What the task asks:
Tally each line where the word "matplotlib" occurs, then give only the total.
[start of Supplied information]
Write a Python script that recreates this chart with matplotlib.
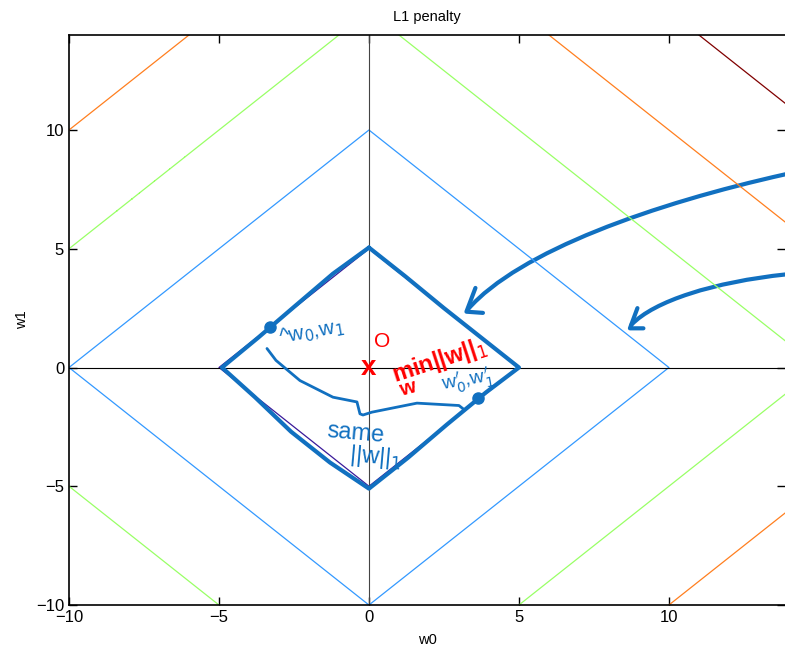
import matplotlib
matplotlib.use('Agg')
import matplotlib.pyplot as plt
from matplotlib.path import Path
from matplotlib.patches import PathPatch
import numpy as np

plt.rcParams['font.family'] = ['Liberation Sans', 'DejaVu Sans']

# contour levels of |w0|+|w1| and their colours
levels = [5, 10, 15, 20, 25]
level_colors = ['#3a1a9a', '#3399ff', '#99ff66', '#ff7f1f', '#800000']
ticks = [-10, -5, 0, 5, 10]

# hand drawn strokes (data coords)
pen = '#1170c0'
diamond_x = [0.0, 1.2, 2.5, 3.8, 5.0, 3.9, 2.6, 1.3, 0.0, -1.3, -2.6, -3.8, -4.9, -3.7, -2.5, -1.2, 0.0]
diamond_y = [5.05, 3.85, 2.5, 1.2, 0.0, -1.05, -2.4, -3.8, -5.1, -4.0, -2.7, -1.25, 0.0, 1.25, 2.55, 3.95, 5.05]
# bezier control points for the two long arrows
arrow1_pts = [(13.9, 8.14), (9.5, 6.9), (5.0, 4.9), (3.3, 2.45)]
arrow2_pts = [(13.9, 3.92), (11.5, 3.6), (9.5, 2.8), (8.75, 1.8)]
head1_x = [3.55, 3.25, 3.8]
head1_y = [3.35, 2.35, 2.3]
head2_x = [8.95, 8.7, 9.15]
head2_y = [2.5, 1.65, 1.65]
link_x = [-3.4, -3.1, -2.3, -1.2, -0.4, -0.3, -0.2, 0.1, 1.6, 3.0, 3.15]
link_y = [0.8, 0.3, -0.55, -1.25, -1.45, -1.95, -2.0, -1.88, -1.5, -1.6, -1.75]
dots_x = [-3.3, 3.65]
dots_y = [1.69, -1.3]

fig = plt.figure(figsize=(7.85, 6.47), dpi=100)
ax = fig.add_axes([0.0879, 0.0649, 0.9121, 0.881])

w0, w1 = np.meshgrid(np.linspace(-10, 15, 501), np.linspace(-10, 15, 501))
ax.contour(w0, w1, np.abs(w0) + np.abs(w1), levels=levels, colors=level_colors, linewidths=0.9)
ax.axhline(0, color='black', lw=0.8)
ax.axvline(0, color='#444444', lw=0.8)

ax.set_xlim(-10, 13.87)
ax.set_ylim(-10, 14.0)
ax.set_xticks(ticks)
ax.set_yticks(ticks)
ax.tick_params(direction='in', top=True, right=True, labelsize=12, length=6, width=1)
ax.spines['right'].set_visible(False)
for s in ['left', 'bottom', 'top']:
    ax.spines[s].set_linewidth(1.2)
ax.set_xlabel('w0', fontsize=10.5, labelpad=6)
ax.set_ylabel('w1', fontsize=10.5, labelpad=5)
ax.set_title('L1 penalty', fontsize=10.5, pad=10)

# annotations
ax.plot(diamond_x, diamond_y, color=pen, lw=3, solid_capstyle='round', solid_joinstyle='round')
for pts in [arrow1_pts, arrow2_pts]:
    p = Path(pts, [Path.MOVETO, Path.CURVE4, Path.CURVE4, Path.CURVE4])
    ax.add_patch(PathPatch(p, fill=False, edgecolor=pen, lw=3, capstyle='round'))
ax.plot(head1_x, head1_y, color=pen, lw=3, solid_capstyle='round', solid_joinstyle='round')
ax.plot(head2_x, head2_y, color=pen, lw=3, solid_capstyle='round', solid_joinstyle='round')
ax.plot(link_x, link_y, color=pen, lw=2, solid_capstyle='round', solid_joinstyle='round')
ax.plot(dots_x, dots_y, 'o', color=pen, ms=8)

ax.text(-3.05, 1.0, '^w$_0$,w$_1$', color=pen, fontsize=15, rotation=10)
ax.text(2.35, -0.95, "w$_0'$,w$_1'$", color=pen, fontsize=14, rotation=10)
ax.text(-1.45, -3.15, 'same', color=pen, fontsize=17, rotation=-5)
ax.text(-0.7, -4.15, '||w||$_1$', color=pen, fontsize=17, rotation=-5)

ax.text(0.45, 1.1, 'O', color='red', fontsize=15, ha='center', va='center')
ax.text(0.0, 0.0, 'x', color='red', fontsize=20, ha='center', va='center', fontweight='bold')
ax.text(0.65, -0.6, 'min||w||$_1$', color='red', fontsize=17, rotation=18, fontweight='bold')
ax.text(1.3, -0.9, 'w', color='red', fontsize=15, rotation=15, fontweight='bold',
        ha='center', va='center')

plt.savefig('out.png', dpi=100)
[end of Supplied information]
Written response:
6